One of those things is failure.  Jesus advice is that if you have done your very best, and you have failed, if you have had the best of intentions and you keep trying and nothing becomes of it, do not keep hitting your head on the door, or beating yourselves up because of it.  Instead, shake the dust off of your feet and move on.  One of the hardest things in our lives is our relationships with other people.  And yet sometimes we fail in our relationships.  I believe that we are supposed to love one another and everyone.  I believe that we are supposed to get along with one another, especially if we are Christians.  I have preached this and tried to practice it in my own life.  I have spent a lot of hours trying to bring people together, who are apart.  Over the past few weeks, I’ve received a pamphlet about a workshop at least four times.  The lettering at the top of the pamphlet simply reads, Dealing With Difficult People.  I looked at it and then put it in Liz Wright’s box for her dealings with me.
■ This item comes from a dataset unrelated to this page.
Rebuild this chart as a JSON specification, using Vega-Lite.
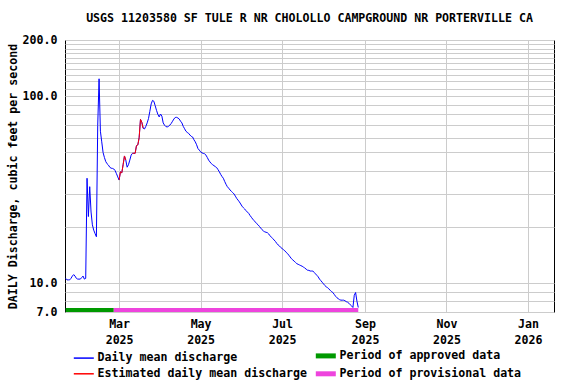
{
  "$schema": "https://vega.github.io/schema/vega-lite/v6.json",
  "width": 489,
  "height": 272,
  "autosize": {"type": "none"},
  "padding": {"left": 65, "top": 40, "right": 22, "bottom": 72},
  "title": {
    "text": "USGS 11203580 SF TULE R NR CHOLOLLO CAMPGROUND NR PORTERVILLE CA",
    "font": "DejaVu Sans Mono",
    "fontSize": 11.6,
    "fontWeight": "bold",
    "color": "black",
    "frame": "group",
    "anchor": "middle",
    "offset": 9
  },
  "datasets": {
    "flow": [
      {"d": "2025-01-20", "q": 10.6}, {"d": "2025-01-21", "q": 10.4}, {"d": "2025-01-22", "q": 10.4}, {"d": "2025-01-23", "q": 10.4},
      {"d": "2025-01-24", "q": 10.6}, {"d": "2025-01-25", "q": 10.9}, {"d": "2025-01-26", "q": 11.1}, {"d": "2025-01-27", "q": 10.9},
      {"d": "2025-01-28", "q": 10.6}, {"d": "2025-01-29", "q": 10.5}, {"d": "2025-01-30", "q": 10.5}, {"d": "2025-01-31", "q": 10.5},
      {"d": "2025-02-01", "q": 10.7}, {"d": "2025-02-02", "q": 10.9}, {"d": "2025-02-03", "q": 10.5}, {"d": "2025-02-04", "q": 10.6},
      {"d": "2025-02-05", "q": 36.4}, {"d": "2025-02-06", "q": 22.7}, {"d": "2025-02-07", "q": 32.8}, {"d": "2025-02-08", "q": 24},
      {"d": "2025-02-09", "q": 20.5}, {"d": "2025-02-10", "q": 19.2}, {"d": "2025-02-11", "q": 18.4}, {"d": "2025-02-12", "q": 17.7},
      {"d": "2025-02-13", "q": 70}, {"d": "2025-02-14", "q": 124}, {"d": "2025-02-15", "q": 65}, {"d": "2025-02-16", "q": 57},
      {"d": "2025-02-17", "q": 50}, {"d": "2025-02-18", "q": 47}, {"d": "2025-02-19", "q": 44.7}, {"d": "2025-02-20", "q": 43.5},
      {"d": "2025-02-21", "q": 42.8}, {"d": "2025-02-22", "q": 41.7}, {"d": "2025-02-23", "q": 41.2}, {"d": "2025-02-24", "q": 41.1},
      {"d": "2025-02-25", "q": 40.8}, {"d": "2025-02-26", "q": 40}, {"d": "2025-02-27", "q": 38.5}, {"d": "2025-02-28", "q": 37},
      {"d": "2025-03-01", "q": 35.6, "e": 1}, {"d": "2025-03-02", "q": 39.4, "e": 1}, {"d": "2025-03-03", "q": 38.9, "e": 1},
      {"d": "2025-03-04", "q": 43, "e": 1}, {"d": "2025-03-05", "q": 47.9, "e": 1}, {"d": "2025-03-06", "q": 45.5, "e": 1},
      {"d": "2025-03-07", "q": 41.7}, {"d": "2025-03-08", "q": 43}, {"d": "2025-03-09", "q": 45.5}, {"d": "2025-03-10", "q": 48.4},
      {"d": "2025-03-11", "q": 49.5, "e": 2}, {"d": "2025-03-12", "q": 49.5, "e": 2}, {"d": "2025-03-13", "q": 49.5, "e": 2},
      {"d": "2025-03-14", "q": 54.4, "e": 2}, {"d": "2025-03-15", "q": 54.9, "e": 2}, {"d": "2025-03-16", "q": 60, "e": 2},
      {"d": "2025-03-17", "q": 75.2, "e": 2}, {"d": "2025-03-18", "q": 72.5, "e": 2}, {"d": "2025-03-19", "q": 67.4, "e": 2},
      {"d": "2025-03-20", "q": 66.8}, {"d": "2025-03-21", "q": 69}, {"d": "2025-03-22", "q": 72}, {"d": "2025-03-23", "q": 76},
      {"d": "2025-03-24", "q": 83}, {"d": "2025-03-25", "q": 91}, {"d": "2025-03-26", "q": 95}, {"d": "2025-03-27", "q": 94},
      {"d": "2025-03-28", "q": 89}, {"d": "2025-03-29", "q": 84}, {"d": "2025-03-30", "q": 80}, {"d": "2025-03-31", "q": 77.5},
      {"d": "2025-04-01", "q": 80.3}, {"d": "2025-04-02", "q": 78.3}, {"d": "2025-04-03", "q": 72}, {"d": "2025-04-04", "q": 70},
      {"d": "2025-04-05", "q": 68.8}, {"d": "2025-04-06", "q": 68.5}, {"d": "2025-04-07", "q": 69}, {"d": "2025-04-08", "q": 70.1},
      {"d": "2025-04-09", "q": 71.5}, {"d": "2025-04-10", "q": 73.5}, {"d": "2025-04-11", "q": 75.5}, {"d": "2025-04-12", "q": 77},
      {"d": "2025-04-13", "q": 77.1}, {"d": "2025-04-14", "q": 76.5}, {"d": "2025-04-15", "q": 75.5}, {"d": "2025-04-16", "q": 73.5},
      {"d": "2025-04-17", "q": 72}, {"d": "2025-04-18", "q": 69}, {"d": "2025-04-19", "q": 67}, {"d": "2025-04-20", "q": 65},
      {"d": "2025-04-21", "q": 64}, {"d": "2025-04-22", "q": 63.3}, {"d": "2025-04-23", "q": 62}, {"d": "2025-04-24", "q": 61},
      {"d": "2025-04-25", "q": 60.5}, {"d": "2025-04-26", "q": 58.5}, {"d": "2025-04-27", "q": 57}, {"d": "2025-04-28", "q": 55},
      {"d": "2025-04-29", "q": 52.5}, {"d": "2025-04-30", "q": 51.5},
      {"d": "2025-05-01", "q": 50.4}, {"d": "2025-05-02", "q": 49.8}, {"d": "2025-05-03", "q": 49.4}, {"d": "2025-05-04", "q": 49.2},
      {"d": "2025-05-05", "q": 48.4}, {"d": "2025-05-06", "q": 47}, {"d": "2025-05-07", "q": 45.5}, {"d": "2025-05-08", "q": 44.5},
      {"d": "2025-05-09", "q": 43.6}, {"d": "2025-05-10", "q": 43}, {"d": "2025-05-11", "q": 42.5}, {"d": "2025-05-12", "q": 42},
      {"d": "2025-05-13", "q": 41.5}, {"d": "2025-05-14", "q": 40.5}, {"d": "2025-05-15", "q": 39.4}, {"d": "2025-05-16", "q": 38.2},
      {"d": "2025-05-17", "q": 37.2}, {"d": "2025-05-18", "q": 36.4}, {"d": "2025-05-19", "q": 35}, {"d": "2025-05-20", "q": 33.8},
      {"d": "2025-05-21", "q": 32.8}, {"d": "2025-05-22", "q": 32.2}, {"d": "2025-05-23", "q": 31.5}, {"d": "2025-05-24", "q": 31},
      {"d": "2025-05-25", "q": 30.5}, {"d": "2025-05-26", "q": 30}, {"d": "2025-05-27", "q": 29.2}, {"d": "2025-05-28", "q": 28.4},
      {"d": "2025-05-29", "q": 27.8}, {"d": "2025-05-30", "q": 27.2}, {"d": "2025-05-31", "q": 26.5},
      {"d": "2025-06-01", "q": 25.8}, {"d": "2025-06-02", "q": 25.3}, {"d": "2025-06-03", "q": 24.9}, {"d": "2025-06-04", "q": 24.4},
      {"d": "2025-06-05", "q": 24.0}, {"d": "2025-06-06", "q": 23.6}, {"d": "2025-06-07", "q": 23.0}, {"d": "2025-06-08", "q": 22.5},
      {"d": "2025-06-09", "q": 22.0}, {"d": "2025-06-10", "q": 21.6}, {"d": "2025-06-11", "q": 21.2}, {"d": "2025-06-12", "q": 20.8},
      {"d": "2025-06-13", "q": 20.5}, {"d": "2025-06-14", "q": 20.1}, {"d": "2025-06-15", "q": 19.7}, {"d": "2025-06-16", "q": 19.3},
      {"d": "2025-06-17", "q": 19.0}, {"d": "2025-06-18", "q": 18.8}, {"d": "2025-06-19", "q": 18.7}, {"d": "2025-06-20", "q": 18.6},
      {"d": "2025-06-21", "q": 18.3}, {"d": "2025-06-22", "q": 17.9}, {"d": "2025-06-23", "q": 17.6}, {"d": "2025-06-24", "q": 17.3},
      {"d": "2025-06-25", "q": 17.0}, {"d": "2025-06-26", "q": 16.7}, {"d": "2025-06-27", "q": 16.3}, {"d": "2025-06-28", "q": 16.0},
      {"d": "2025-06-29", "q": 15.8}, {"d": "2025-06-30", "q": 15.5},
      {"d": "2025-07-01", "q": 15.3}, {"d": "2025-07-02", "q": 15.1}, {"d": "2025-07-03", "q": 14.9}, {"d": "2025-07-04", "q": 14.6},
      {"d": "2025-07-05", "q": 14.4}, {"d": "2025-07-06", "q": 14.1}, {"d": "2025-07-07", "q": 13.8}, {"d": "2025-07-08", "q": 13.5},
      {"d": "2025-07-09", "q": 13.3}, {"d": "2025-07-10", "q": 13.1}, {"d": "2025-07-11", "q": 12.9}, {"d": "2025-07-12", "q": 12.7},
      {"d": "2025-07-13", "q": 12.6}, {"d": "2025-07-14", "q": 12.5}, {"d": "2025-07-15", "q": 12.4}, {"d": "2025-07-16", "q": 12.3},
      {"d": "2025-07-17", "q": 12.2}, {"d": "2025-07-18", "q": 12.0}, {"d": "2025-07-19", "q": 11.9}, {"d": "2025-07-20", "q": 11.7},
      {"d": "2025-07-21", "q": 11.7}, {"d": "2025-07-22", "q": 11.6}, {"d": "2025-07-23", "q": 11.6}, {"d": "2025-07-24", "q": 11.6},
      {"d": "2025-07-25", "q": 11.4}, {"d": "2025-07-26", "q": 11.2}, {"d": "2025-07-27", "q": 11.0}, {"d": "2025-07-28", "q": 10.8},
      {"d": "2025-07-29", "q": 10.5}, {"d": "2025-07-30", "q": 10.3}, {"d": "2025-07-31", "q": 10.1},
      {"d": "2025-08-01", "q": 9.9}, {"d": "2025-08-02", "q": 9.7}, {"d": "2025-08-03", "q": 9.55}, {"d": "2025-08-04", "q": 9.45},
      {"d": "2025-08-05", "q": 9.3}, {"d": "2025-08-06", "q": 9.15}, {"d": "2025-08-07", "q": 9.0}, {"d": "2025-08-08", "q": 8.9},
      {"d": "2025-08-09", "q": 8.7}, {"d": "2025-08-10", "q": 8.5}, {"d": "2025-08-11", "q": 8.35}, {"d": "2025-08-12", "q": 8.25},
      {"d": "2025-08-13", "q": 8.15}, {"d": "2025-08-14", "q": 8.1}, {"d": "2025-08-15", "q": 8.1}, {"d": "2025-08-16", "q": 8.1},
      {"d": "2025-08-17", "q": 8.05}, {"d": "2025-08-18", "q": 7.95}, {"d": "2025-08-19", "q": 7.9}, {"d": "2025-08-20", "q": 7.8},
      {"d": "2025-08-21", "q": 7.65}, {"d": "2025-08-22", "q": 7.55}, {"d": "2025-08-23", "q": 7.4}, {"d": "2025-08-24", "q": 8.6},
      {"d": "2025-08-25", "q": 8.9}, {"d": "2025-08-26", "q": 8.0}, {"d": "2025-08-27", "q": 7.4}
    ],
    "periods": [
      {"s": "2025-01-20", "t": "2025-02-25", "status": "Period of approved data"},
      {"s": "2025-02-25", "t": "2025-08-27", "status": "Period of provisional data"}
    ]
  },
  "encoding": {
    "x": {
      "field": "d",
      "type": "temporal",
      "scale": {
        "type": "utc",
        "domain": [
          {"year": 2025, "month": 1, "date": 19, "hours": 12, "utc": true},
          {"year": 2026, "month": 1, "date": 20, "hours": 12, "utc": true}
        ]
      },
      "axis": {
        "title": null,
        "values": [
          {"year": 2025, "month": 3, "date": 1, "utc": true},
          {"year": 2025, "month": 5, "date": 1, "utc": true},
          {"year": 2025, "month": 7, "date": 1, "utc": true},
          {"year": 2025, "month": 9, "date": 1, "utc": true},
          {"year": 2025, "month": 11, "date": 1, "utc": true},
          {"year": 2026, "month": 1, "date": 1, "utc": true}
        ],
        "labelExpr": "[utcFormat(datum.value, '%b'), utcFormat(datum.value, '%Y')]",
        "grid": true,
        "ticks": false,
        "tickSize": 0,
        "domain": false,
        "labelPadding": 6,
        "labelLineHeight": 16,
        "labelFlush": false,
        "labelOverlap": false
      }
    },
    "y": {
      "field": "q",
      "type": "quantitative",
      "scale": {"type": "log", "domain": [7, 200], "nice": false},
      "axis": {
        "title": "DAILY Discharge, cubic feet per second",
        "values": [7, 8, 9, 10, 20, 30, 40, 50, 60, 70, 80, 90, 100, 110, 120, 130, 140, 150, 160, 170, 180, 190, 200],
        "labelExpr": "indexof([7, 10, 100, 200], datum.value) >= 0 ? format(datum.value, '.1f') : ''",
        "grid": true,
        "ticks": false,
        "tickSize": 0,
        "domain": false,
        "labelPadding": 8,
        "titlePadding": 4,
        "labelFlush": false,
        "labelOverlap": false
      }
    }
  },
  "layer": [
    {
      "data": {"name": "flow"},
      "mark": {"type": "line", "strokeWidth": 1, "clip": true},
      "encoding": {
        "color": {
          "datum": "Daily mean discharge",
          "scale": {
            "domain": ["Daily mean discharge", "Estimated daily mean discharge", "Period of approved data", "Period of provisional data"],
            "range": ["#0000ff", "#ff0000", "#009900", "#ee44dd"]
          },
          "legend": {
            "encode": {
              "symbols": {
                "update": {
                  "strokeWidth": {"signal": "indexof(['Period of approved data', 'Period of provisional data'], datum.value) >= 0 ? 5 : 1.5"}
                }
              }
            }
          }
        }
      }
    },
    {
      "data": {"name": "flow"},
      "transform": [{"filter": "datum.e > 0"}],
      "mark": {"type": "line", "strokeWidth": 1, "clip": true},
      "encoding": {
        "color": {"datum": "Estimated daily mean discharge"},
        "detail": {"field": "e", "type": "nominal"}
      }
    },
    {
      "data": {"name": "periods"},
      "mark": {"type": "rule", "strokeWidth": 4, "yOffset": -2},
      "encoding": {
        "x": {"field": "s", "type": "temporal"},
        "x2": {"field": "t"},
        "y": {"value": "height"},
        "color": {"field": "status", "type": "nominal"}
      }
    }
  ],
  "config": {
    "font": "DejaVu Sans Mono",
    "view": {"stroke": "black", "strokeWidth": 1},
    "axis": {
      "labelFont": "DejaVu Sans Mono",
      "labelFontSize": 11.6,
      "labelFontWeight": "bold",
      "labelColor": "black",
      "titleFont": "DejaVu Sans Mono",
      "titleFontSize": 11.6,
      "titleFontWeight": "bold",
      "titleColor": "black",
      "gridColor": "#cccccc",
      "gridWidth": 1,
      "gridOpacity": 1
    },
    "legend": {
      "orient": "none",
      "legendX": 13,
      "legendY": 310,
      "columns": 2,
      "title": null,
      "symbolType": "stroke",
      "symbolSize": 400,
      "symbolStrokeWidth": 1.5,
      "labelFont": "DejaVu Sans Mono",
      "labelFontSize": 11.6,
      "labelFontWeight": "bold",
      "labelColor": "black",
      "labelLimit": 0,
      "labelOffset": 8,
      "columnPadding": -3,
      "rowPadding": -3
    }
  }
}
It came again and I put it on Kathy’s desk.  The third time it came, I gave it to Stephanie, our newest employee. The reaction was always the same, a smile.

 

A preacher tells the story about a woman in his church who called him on the phone.  She was in tears and asked if he could come over.  He did that.  She was a great member of his church, more sensitive than many.  She confessed that she did not like her neighbors.  She had a terrible guilt because of it.  She felt as if she was not being a Christian.  She had lived with this for some time.  She said that she could not stand it any longer.  She said that she had tried to like them.  She said that when they moved in, she took them a loaf of bread and homemade jelly.  The relationship was good at first, but then it got bad.  Her neighbors played music well into the night and when she asked them to turn it down, they talked nasty to her.  They rejected every attempt that she made to be friends with them.  She felt as if she had failed.  And she had.  But she did not need to feel guilty because of it.  She had done all that she was supposed to do, and then some.  She followed Jesus’ teaching, to love her neighbor, to turn the other cheek, and now it was time for her to follow another teaching, “If anyone will not receive you or listen to your words, shake the dust off of your feet and move on.”

 

Serious Christians are supposed to be like that woman.  If we are serious about being disciples, then we must try hard and be conscientious and love everyone.  I am sure that this is why Jesus chose us.  He knows that we are these kinds of persons.  We are sensitive.  We want to do the right things and we are willing even to make sacrifices to make sure that the right things are done.  Jesus knows what kind of people the first disciples were and so he sent them out, for the first time just as he sends us out.  He reminds us that we may fail, because what we are being asked to do is not easy.  Jesus is telling us to be prepared to make mistakes, to say the wrong thing, even to fall back into patterns that we are not proud of, but to keep trying, no matter what.

 

Oh, back to Casey Stengel, the manager of the 1962 Mets.  Most folks do not remember him for that season.  Most folks remember him as the Yankees manager who won all those division titles and world championships.  Fewer people know that he once lost 92 games when he managed the Boston Braves.  In fact, Casey lost more than he won.  And yet he is considered one of the best managers in the history of the game, instructing us that we cannot win them all, so we had better learn to lose some of them.  Jesus gave us advice on how to do it.  Shake off the dust from your feet and move on.  It may be the best thing that we can do for ourselves.  Let us pray.